Gabriel Boric, the recently assumed president of Chile, arrived in Argentina last Sunday to inaugurate his diplomatic activities on the continent. “It’s traditional for a newly elected President to choose Argentina as their first official trip abroad,” he said at a press conference held on Monday. But not everything on his schedule was meetings and diplomatic events.
The first night on Argentinian soil, the Chilean head of state found himself receiving a gift from his Argentinian counterpart and walking around the hip porteño neighborhood of Palermo. President Alberto Fernández gave him an original vinyl record of “Artaud” by Pescado Rabioso, a band led by poet and composer Luis Alberto Spinetta, which Boric seemed to really appreciate in a video posted on his social media accounts.
“The President of Argentina had the delicacy of writing by hand the lines of the songs that made most sense to him and that he believed could be useful to me,” said President Boric in the video.
On Sunday, the 36-year-old Boric was found walking around Palermo, a hip, upscale neighborhood of Buenos Aires. He went by the must-visit library Eterna Cadencia and bought five books, two of those written by Argentines: “Perón Mediante”, by peronist painter Daniel Santoro, and “Alguien Camina Sobre tu Tumba”, by recently awarded author and journalist Mariana Enriquez.
On Monday, President Boric kept a fairly busy schedule. First, he met with President Fernández at his home, Casa Rosada; then he visited Congress and the Supreme Court. At night he was invited to see an event at the Cultural Center Néstor Kirchner before an official dinner was held.

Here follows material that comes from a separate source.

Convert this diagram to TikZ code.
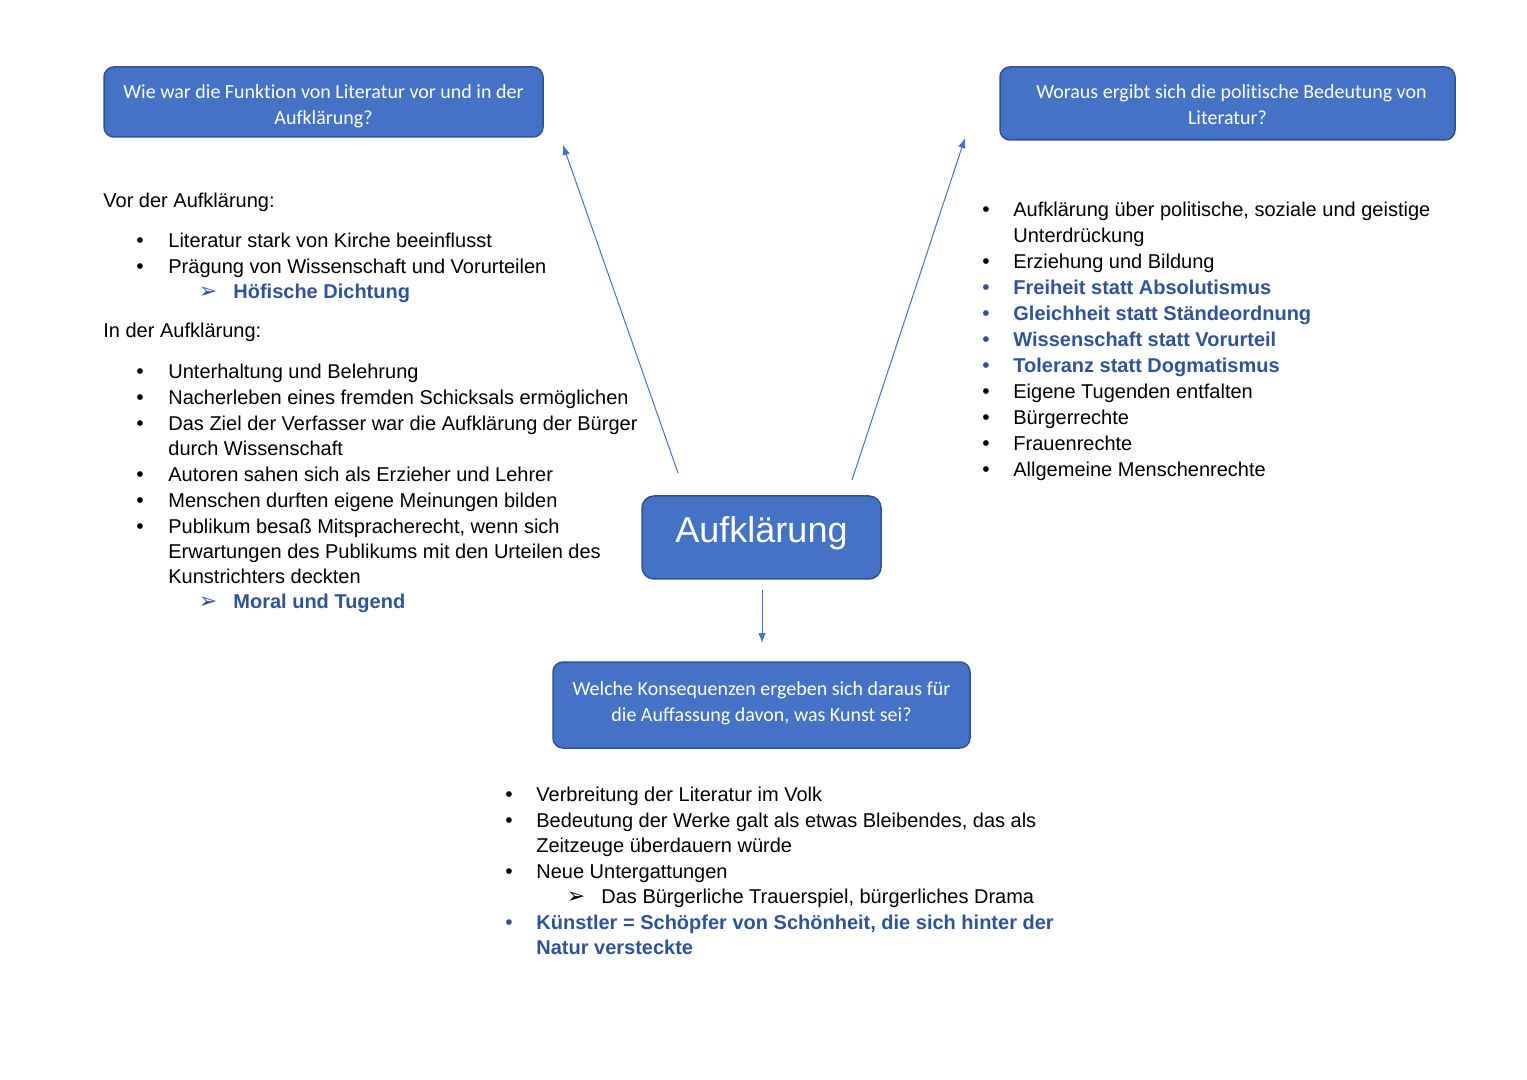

During his visit to Casa Rosada, both presidents held a press conference that outlined the future of the relationship between both countries. Mr. Boric said that he, as his democratic predecessors, supports the just, legitimate and dignified claim of the Argentine people over the Malvinas, and affirmed, “Latin America needs to recover a united voice, a voice of cooperation.”
A journalist asked him if “his search for Latin American unity included countries such as Nicaragua, Cuba and Venezuela,” to what Boric firmly replied: “Why does the press only ask me about the human rights situation in those three countries and never about the human rights violations in my own country, Chile?” He then declared, “Human rights must be fully respected in every part of the world.”
When asked about the use of the ancestral mapuche term “Wallmapu” by some Chilean ministers, both heads of state didn’t hesitate to put an end to the matter. Alberto Fernández brought calm by stating that, “They didn’t cause us any concern at all.” And President Boric clarified: “It’s not an issue that has to do with Argentine territorial sovereignty. It’s an issue between the Chilean state and the Mapuche nation.”
On Tuesday, Boric met with Chilean and Argentine businessmen as well as ministers from both countries.
He also held a meeting with human rights organization Madres de Plaza de Mayo, which fights to hold accountable those who disappeared their relatives during Argentina’s military dictatorship held between 1976 and 1983.